The below list is, we feel, adequate camping music for the inner, nature-minded ruffian in all of us. A few old standbys, a few personal favs, but all helping to create a calming soundtrack for our recent, peacock-screaming nature excursion. I’d be interested to hear what others would consider like-minded, camping-acceptable albums.
Creedence Clearwater Revival – Willy and the Poor Boys
Creedence Clearwater Revival – Cosmo’s Factory
Jim Croce – I Got A Name
ZZ Top – First Album
John Fahey – The Dance of Death & Other Plantation Favorites Volume 3
Booker T. & the MG’s – Green Onions
Michael Bloomfield / Al Kooper / Steve Stills – Super Session
The Beatles – The Kinfaun Demos
The Kinks – Muswell Hillbillies
When camping, I find a good book helps to set the calming, relaxing, slow-paced vibe of living like a pampered homeless person. I just cracked open NOFX’s The Hepatitis Bathtub and Other Stories, and it’s absolutely, without question, batshit crazy… in the best, possible sense of the term. Anyway, no records this round. Just ZZ Top’s first album over the iPod, good company, and random-ass NOFX stories. Life is good.

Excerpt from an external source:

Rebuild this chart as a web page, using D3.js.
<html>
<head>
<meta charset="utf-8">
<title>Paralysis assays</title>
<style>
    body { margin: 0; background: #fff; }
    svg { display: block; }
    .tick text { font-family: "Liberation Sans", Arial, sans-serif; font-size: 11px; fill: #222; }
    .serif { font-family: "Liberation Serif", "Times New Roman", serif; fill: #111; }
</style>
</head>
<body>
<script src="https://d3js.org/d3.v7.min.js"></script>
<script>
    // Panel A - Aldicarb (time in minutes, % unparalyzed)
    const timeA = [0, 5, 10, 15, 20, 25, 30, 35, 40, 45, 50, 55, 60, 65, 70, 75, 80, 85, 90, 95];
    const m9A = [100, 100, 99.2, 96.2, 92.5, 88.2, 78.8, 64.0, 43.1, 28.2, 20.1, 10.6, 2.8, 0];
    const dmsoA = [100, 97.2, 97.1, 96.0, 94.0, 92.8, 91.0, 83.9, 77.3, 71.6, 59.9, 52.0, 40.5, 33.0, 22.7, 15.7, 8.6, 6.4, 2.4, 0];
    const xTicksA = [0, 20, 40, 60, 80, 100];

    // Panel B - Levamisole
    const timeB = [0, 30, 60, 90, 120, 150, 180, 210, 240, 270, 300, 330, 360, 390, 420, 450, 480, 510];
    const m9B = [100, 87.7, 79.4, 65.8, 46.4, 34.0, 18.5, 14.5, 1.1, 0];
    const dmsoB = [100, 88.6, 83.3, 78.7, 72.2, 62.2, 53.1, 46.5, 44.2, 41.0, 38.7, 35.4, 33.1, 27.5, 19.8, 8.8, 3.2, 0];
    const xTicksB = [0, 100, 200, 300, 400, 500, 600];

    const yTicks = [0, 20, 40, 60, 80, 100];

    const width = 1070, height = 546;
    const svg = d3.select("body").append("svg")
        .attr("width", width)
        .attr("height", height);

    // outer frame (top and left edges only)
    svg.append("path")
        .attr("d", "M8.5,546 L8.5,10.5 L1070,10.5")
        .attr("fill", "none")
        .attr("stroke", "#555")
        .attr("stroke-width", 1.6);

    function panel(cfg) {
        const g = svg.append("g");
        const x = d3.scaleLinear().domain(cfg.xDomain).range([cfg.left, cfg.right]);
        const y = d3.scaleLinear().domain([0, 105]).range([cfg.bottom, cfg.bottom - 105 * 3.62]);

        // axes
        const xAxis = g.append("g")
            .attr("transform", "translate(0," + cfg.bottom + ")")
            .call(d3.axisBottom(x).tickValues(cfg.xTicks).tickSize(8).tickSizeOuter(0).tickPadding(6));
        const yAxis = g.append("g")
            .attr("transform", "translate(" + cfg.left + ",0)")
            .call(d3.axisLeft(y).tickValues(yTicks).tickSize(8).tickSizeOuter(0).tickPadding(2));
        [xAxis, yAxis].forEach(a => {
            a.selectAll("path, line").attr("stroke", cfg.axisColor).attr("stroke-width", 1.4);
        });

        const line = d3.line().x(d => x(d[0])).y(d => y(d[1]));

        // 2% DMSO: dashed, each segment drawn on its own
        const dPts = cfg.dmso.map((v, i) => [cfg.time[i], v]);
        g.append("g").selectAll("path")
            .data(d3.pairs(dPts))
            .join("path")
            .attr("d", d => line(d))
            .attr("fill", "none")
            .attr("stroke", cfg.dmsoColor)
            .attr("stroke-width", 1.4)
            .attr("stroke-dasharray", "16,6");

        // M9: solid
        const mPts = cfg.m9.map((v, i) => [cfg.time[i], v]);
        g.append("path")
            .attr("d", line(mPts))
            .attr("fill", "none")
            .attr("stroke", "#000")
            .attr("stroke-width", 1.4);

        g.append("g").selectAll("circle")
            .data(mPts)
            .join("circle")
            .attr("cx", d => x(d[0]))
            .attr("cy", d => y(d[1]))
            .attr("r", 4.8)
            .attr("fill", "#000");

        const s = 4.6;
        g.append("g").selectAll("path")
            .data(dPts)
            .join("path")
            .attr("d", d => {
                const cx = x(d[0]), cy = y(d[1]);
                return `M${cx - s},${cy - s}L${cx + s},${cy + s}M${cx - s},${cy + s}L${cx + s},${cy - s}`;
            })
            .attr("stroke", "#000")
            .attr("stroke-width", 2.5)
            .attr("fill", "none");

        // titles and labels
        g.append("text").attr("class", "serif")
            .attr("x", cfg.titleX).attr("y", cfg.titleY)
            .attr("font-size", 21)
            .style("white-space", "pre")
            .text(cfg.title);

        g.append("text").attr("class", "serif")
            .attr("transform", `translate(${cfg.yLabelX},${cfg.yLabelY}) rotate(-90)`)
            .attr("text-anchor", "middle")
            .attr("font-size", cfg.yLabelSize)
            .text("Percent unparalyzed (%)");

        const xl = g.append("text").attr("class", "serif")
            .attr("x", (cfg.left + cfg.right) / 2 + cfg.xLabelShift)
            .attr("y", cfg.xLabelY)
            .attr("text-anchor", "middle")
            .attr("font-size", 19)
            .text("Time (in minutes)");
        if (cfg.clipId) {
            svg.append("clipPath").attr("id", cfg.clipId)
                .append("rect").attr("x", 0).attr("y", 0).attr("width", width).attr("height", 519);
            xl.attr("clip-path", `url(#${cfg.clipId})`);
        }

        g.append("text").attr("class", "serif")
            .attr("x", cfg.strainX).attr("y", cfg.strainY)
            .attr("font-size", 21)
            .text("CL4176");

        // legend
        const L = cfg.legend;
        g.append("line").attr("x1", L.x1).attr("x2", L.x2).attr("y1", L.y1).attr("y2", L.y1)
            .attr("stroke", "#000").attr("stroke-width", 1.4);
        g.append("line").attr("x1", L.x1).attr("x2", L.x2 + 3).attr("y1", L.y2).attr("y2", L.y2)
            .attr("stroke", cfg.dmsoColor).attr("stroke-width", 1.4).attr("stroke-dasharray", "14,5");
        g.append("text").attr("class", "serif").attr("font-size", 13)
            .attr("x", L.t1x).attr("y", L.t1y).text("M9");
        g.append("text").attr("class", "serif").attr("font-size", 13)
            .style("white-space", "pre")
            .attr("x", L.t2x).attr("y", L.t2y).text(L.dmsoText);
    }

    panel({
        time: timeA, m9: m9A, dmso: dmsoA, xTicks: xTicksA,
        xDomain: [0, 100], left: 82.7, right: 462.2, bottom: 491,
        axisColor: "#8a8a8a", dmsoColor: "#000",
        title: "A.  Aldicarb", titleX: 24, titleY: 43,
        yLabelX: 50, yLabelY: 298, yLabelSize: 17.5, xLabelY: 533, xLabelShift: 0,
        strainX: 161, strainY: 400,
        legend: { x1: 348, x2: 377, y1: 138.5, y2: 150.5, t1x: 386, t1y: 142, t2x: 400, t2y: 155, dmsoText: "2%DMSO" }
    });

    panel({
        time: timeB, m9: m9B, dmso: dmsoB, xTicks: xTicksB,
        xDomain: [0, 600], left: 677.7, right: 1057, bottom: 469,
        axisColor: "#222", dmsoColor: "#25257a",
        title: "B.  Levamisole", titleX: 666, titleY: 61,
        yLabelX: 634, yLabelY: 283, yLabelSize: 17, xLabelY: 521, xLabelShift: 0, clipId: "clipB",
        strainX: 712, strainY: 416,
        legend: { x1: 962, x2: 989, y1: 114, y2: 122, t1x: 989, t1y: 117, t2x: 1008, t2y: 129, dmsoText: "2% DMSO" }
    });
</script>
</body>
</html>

Always looking out for my fellow record obsessed, this photo was sent to a Tull-lover, with the simple text of, “Have? Need?” This is not a rare exchange that goes out among our local collecting comrades, and in this case, the $3 needed not be spent. I was however strictly instructed to acquire 1974’s War Child, but in lieu of time, I had to pass it up. (Raises glass), here’s to those to act before asking. Happy Sunday, kids!

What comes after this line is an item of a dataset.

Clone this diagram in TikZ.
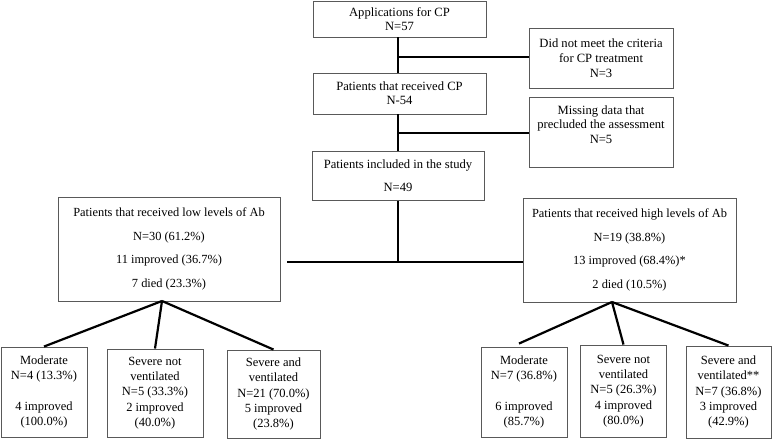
\documentclass[tikz,border=0pt]{standalone}
\usepackage{fontspec}
\setmainfont{Liberation Serif}
\usetikzlibrary{calc}
\begin{document}
\begin{tikzpicture}[x=1pt,y=-1pt,
  bx/.style={draw=black!65, line width=0.9pt, inner sep=0pt, align=center, fill=white},
  topf/.style={font=\fontsize{12.6}{14}\selectfont},
  sidef/.style={font=\fontsize{12.6}{14.8}\selectfont},
  midf/.style={font=\fontsize{12.4}{23.6}\selectfont},
  botf/.style={font=\fontsize{12.5}{15.2}\selectfont},
  conn/.style={line width=2.2pt, black}]
\useasboundingbox (0,0) rectangle (772,439);

% top chain
\node[bx, topf, minimum width=173, minimum height=36] (app) at (399.5,19) {Applications for CP\\N=57};
\node[bx, sidef, minimum width=144, minimum height=60] (side1) at (601,58) {Did not meet the criteria\\for CP treatment\\N=3};
\node[bx, topf, minimum width=173, minimum height=41] (rcp) at (399.5,93.5) {Patients that received CP\\N-54};
\node[bx, sidef, minimum width=144, minimum height=70] (side2) at (601,132) {Missing data that\\precluded the assessment\\N=5\\\mbox{}};
\node[bx, font=\fontsize{12.6}{23}\selectfont, minimum width=172, minimum height=49] (incl) at (398,176) {Patients included in the study\\N=49};

% groups
\node[bx, midf, minimum width=222, minimum height=104] (lo) at (169,249) {Patients that received low levels of Ab\\N=30 (61.2\%)\\11 improved (36.7\%)\\7 died (23.3\%)};
\node[bx, midf, minimum width=213, minimum height=104] (hi) at (629.5,250) {Patients that received high levels of Ab\\N=19 (38.8\%)\\13 improved (68.4\%)*\\2 died (10.5\%)};

% bottom left
\node[bx, botf, minimum width=86, minimum height=90] (m1) at (44,392) {Moderate\\N=4 (13.3\%)\\\mbox{}\\4 improved\\(100.0\%)};
\node[bx, botf, minimum width=96, minimum height=88] (s1) at (155,393) {Severe not\\ventilated\\N=5 (33.3\%)\\2 improved\\(40.0\%)};
\node[bx, botf, minimum width=93, minimum height=88] (v1) at (273.5,394) {Severe and\\ventilated\\N=21 (70.0\%)\\5 improved\\(23.8\%)};

% bottom right
\node[bx, botf, minimum width=86, minimum height=90] (m2) at (524,392) {Moderate\\N=7 (36.8\%)\\\mbox{}\\6 improved\\(85.7\%)};
\node[bx, botf, minimum width=86, minimum height=92] (s2) at (623.5,391) {Severe not\\ventilated\\N=5 (26.3\%)\\4 improved\\(80.0\%)};
\node[bx, botf, minimum width=85, minimum height=92] (v2) at (728.5,392) {Severe and\\ventilated**\\N=7 (36.8\%)\\3 improved\\(42.9\%)};

% junction coordinates
\coordinate (b1) at (398,57);
\coordinate (b2) at (398,133);
\coordinate (jn) at (398,262);
\coordinate (loapex) at (162,301);
\coordinate (hiapex) at (612,302);

% connectors
\draw[conn] (app.south -| b1) -- (rcp.north -| b1);
\draw[conn] (b1) -- (side1.west |- b1);
\draw[conn] (rcp.south -| b2) -- (incl.north -| b2);
\draw[conn] (b2) -- (side2.west |- b2);
\draw[conn] (incl.south -| jn) -- (jn);
\draw[conn] ($(lo.east |- jn)+(7,0)$) -- (hi.west |- jn);
\draw[conn] (loapex) -- (m1.north);
\draw[conn] (loapex) -- (s1.north);
\draw[conn] (loapex) -- (v1.north);
\draw[conn] (hiapex) -- ($(m2.north)+(-5,-3)$);
\draw[conn] (hiapex) -- (s2.north);
\draw[conn] (hiapex) -- (v2.north);
\end{tikzpicture}
\end{document}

One of the two hip hop acquisitions from Saturday’s Wax fair, this sealed Young MC single from 1988: I Let ’em Know backed with My Name is Young. This was a no-brainer as far as historical, LA-based labels are concerned. I’ve not seen many of the standard Delicious sleeves (featured here), instead generally seeing a plain black or white sleeve. Defunct label design aside, tonight I’m going to blast some Young MC while pretending I’m 9 years old again… should make for an interesting evening for my neighbors.

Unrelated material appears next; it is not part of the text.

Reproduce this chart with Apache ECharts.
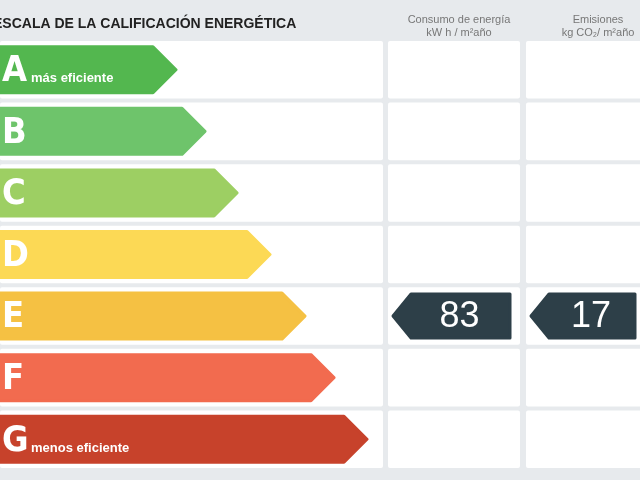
<!DOCTYPE html>
<html>
<head>
<meta charset="utf-8">
<script src="https://cdn.jsdelivr.net/npm/echarts@6/dist/echarts.min.js"></script>
<style>html,body{margin:0;padding:0;background:#e7eaed}#chart{width:640px;height:480px}</style>
</head>
<body>
<div id="chart"></div>
<script>
// rating classes and arrow tip positions (in px along x axis)
const grades = ['A', 'B', 'C', 'D', 'E', 'F', 'G'];
const arrowEnds = [176, 205, 237, 270, 305, 334, 367];
const gradeColors = ['#53b74f', '#6ec46b', '#9dcf63', '#fcd955', '#f5c143', '#f26b4f', '#c7422b'];
const gradeNotes = ['más eficiente', '', '', '', '', '', 'menos eficiente'];
// current rating
const currentGrade = 'E';
const energyValue = 83;
const emissionValue = 17;

const chart = echarts.init(document.getElementById('chart'));

// column cells: [x0, x1]
const cols = [[0, 383], [388, 520], [526, 645]];

function cellItem(params, api) {
  const cat = api.value(1);
  const y = api.coord([0, cat])[1];
  const h = api.size([0, 1])[1];
  return {
    type: 'group',
    children: cols.map(c => {
      const a = api.coord([c[0], cat])[0];
      const b = api.coord([c[1], cat])[0];
      return { type: 'rect', shape: { x: a, y: y - h / 2 + 2, width: b - a, height: h - 4, r: 2 }, style: { fill: '#ffffff' } };
    })
  };
}

function arrowItem(params, api) {
  const cat = api.value(1);
  const y = api.coord([0, cat])[1];
  const tip = api.coord([api.value(0), cat])[0];
  const x0 = api.coord([-10, cat])[0];
  const hh = 23;
  const i = params.dataIndex;
  return {
    type: 'group',
    children: [
      { type: 'polygon', shape: { points: [[x0, y - hh], [tip - hh, y - hh], [tip, y], [tip - hh, y + hh], [x0, y + hh]] },
        style: { fill: gradeColors[i], lineJoin: 'round', stroke: gradeColors[i], lineWidth: 3 } },
      { type: 'text', x: 2, y: y + 2, style: { text: grades[i], fill: '#fff', font: 'bold 36px "Liberation Sans Narrow", "DejaVu Sans Condensed", sans-serif', verticalAlign: 'middle' } },
      { type: 'text', x: 31, y: y + 9, style: { text: gradeNotes[i], fill: '#fff', font: 'bold 13px "Liberation Sans", sans-serif', verticalAlign: 'middle' } }
    ]
  };
}

function badgeItem(params, api) {
  const cat = api.value(1);
  const y = api.coord([0, cat])[1];
  const c = cols[api.value(2)];
  const a = api.coord([c[0] + 5, cat])[0];
  const b = api.coord([c[1] - 10, cat])[0];
  const hh = 22;
  return {
    type: 'group',
    children: [
      { type: 'polygon', shape: { points: [[a, y], [a + 18, y - hh], [b, y - hh], [b, y + hh], [a + 18, y + hh]] },
        style: { fill: '#2d3f48', stroke: '#2d3f48', lineWidth: 3, lineJoin: 'round' } },
      { type: 'text', x: (a + b) / 2 + 8, y: y + 1, style: { text: String(api.value(0)), fill: '#fff', font: '36px "Liberation Sans", sans-serif', align: 'center', verticalAlign: 'middle' } }
    ]
  };
}

chart.setOption({
  backgroundColor: '#e7eaed',
  animation: false,
  title: [
    { text: 'ESCALA DE LA CALIFICACIÓN ENERGÉTICA', left: -12, top: 12, textStyle: { fontSize: 14, fontWeight: 'bold', color: '#222', fontFamily: 'Liberation Sans' } },
    { text: 'Consumo de energía\nkW h / m²año', left: 454, top: 8, textAlign: 'center', textStyle: { fontSize: 11, fontWeight: 'normal', color: '#777', lineHeight: 13, fontFamily: 'Liberation Sans' } },
    { text: 'Emisiones\nkg CO₂/ m²año', left: 593, top: 8, textAlign: 'center', textStyle: { fontSize: 11, fontWeight: 'normal', color: '#777', lineHeight: 13, fontFamily: 'Liberation Sans' } }
  ],
  grid: { left: 0, right: 0, top: 39, bottom: 10 },
  xAxis: { type: 'value', min: 0, max: 640, show: false },
  yAxis: { type: 'category', data: grades, inverse: true, show: false },
  series: [
    { type: 'custom', renderItem: cellItem, encode: { x: 0, y: 1 }, data: grades.map(g => [0, g]), silent: true },
    { type: 'custom', renderItem: arrowItem, encode: { x: 0, y: 1 }, data: grades.map((g, i) => [arrowEnds[i], g]), silent: true },
    { type: 'custom', renderItem: badgeItem, encode: { x: 0, y: 1 }, data: [[energyValue, currentGrade, 1], [emissionValue, currentGrade, 2]], silent: true }
  ]
});
</script>
</body>
</html>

Treading thin ice here, so as not to bite the hand that feeds, or some type idiom that some deem appropriate here, but the first day of Los Angeles’ record fair dubbed, Wax The Los Angeles Record Fair, was, although wholeheartedly welcomed (obviously), a severe letdown. Yeah, well, what the shit could you have done better, you POS nobody, nothing head! Fair enough, I’d respond. Crosley Records, for one, would have no presence at said event whatsoever. As far as I’m concerned, and usability backs me up, anything sold at Urban Outfitters need not exist within the meticulous and clinically obsessed lives of record collectors, and anywhere they would frequent. I made a point to walk past that (Crosley) booth with a fierce and cool stride not seen in the great county of Los Angeles (Ventura County, well, that’s a horse of another color, altogether). $1200 priced Elvis Presley 45s baking in the Los Angeles heat, bubbling in the shadows of the (outdated) Capitol Records building, to me, does not make any lick of sense. As an aside, where the organization (WAX) and vendor shirt prices are fixed at an already outrageous $20, why, Capitol Records of Los Angeles, CA, are you charging an astronomical $27 for your damn logo on a solid color? The take away from this event was, at least for me: STEAL YOUR MUSIC! Thanks, but you’re fooling no one. If you’re not going to do it right, then please God, almighty… DON’T DO IT AT ALL!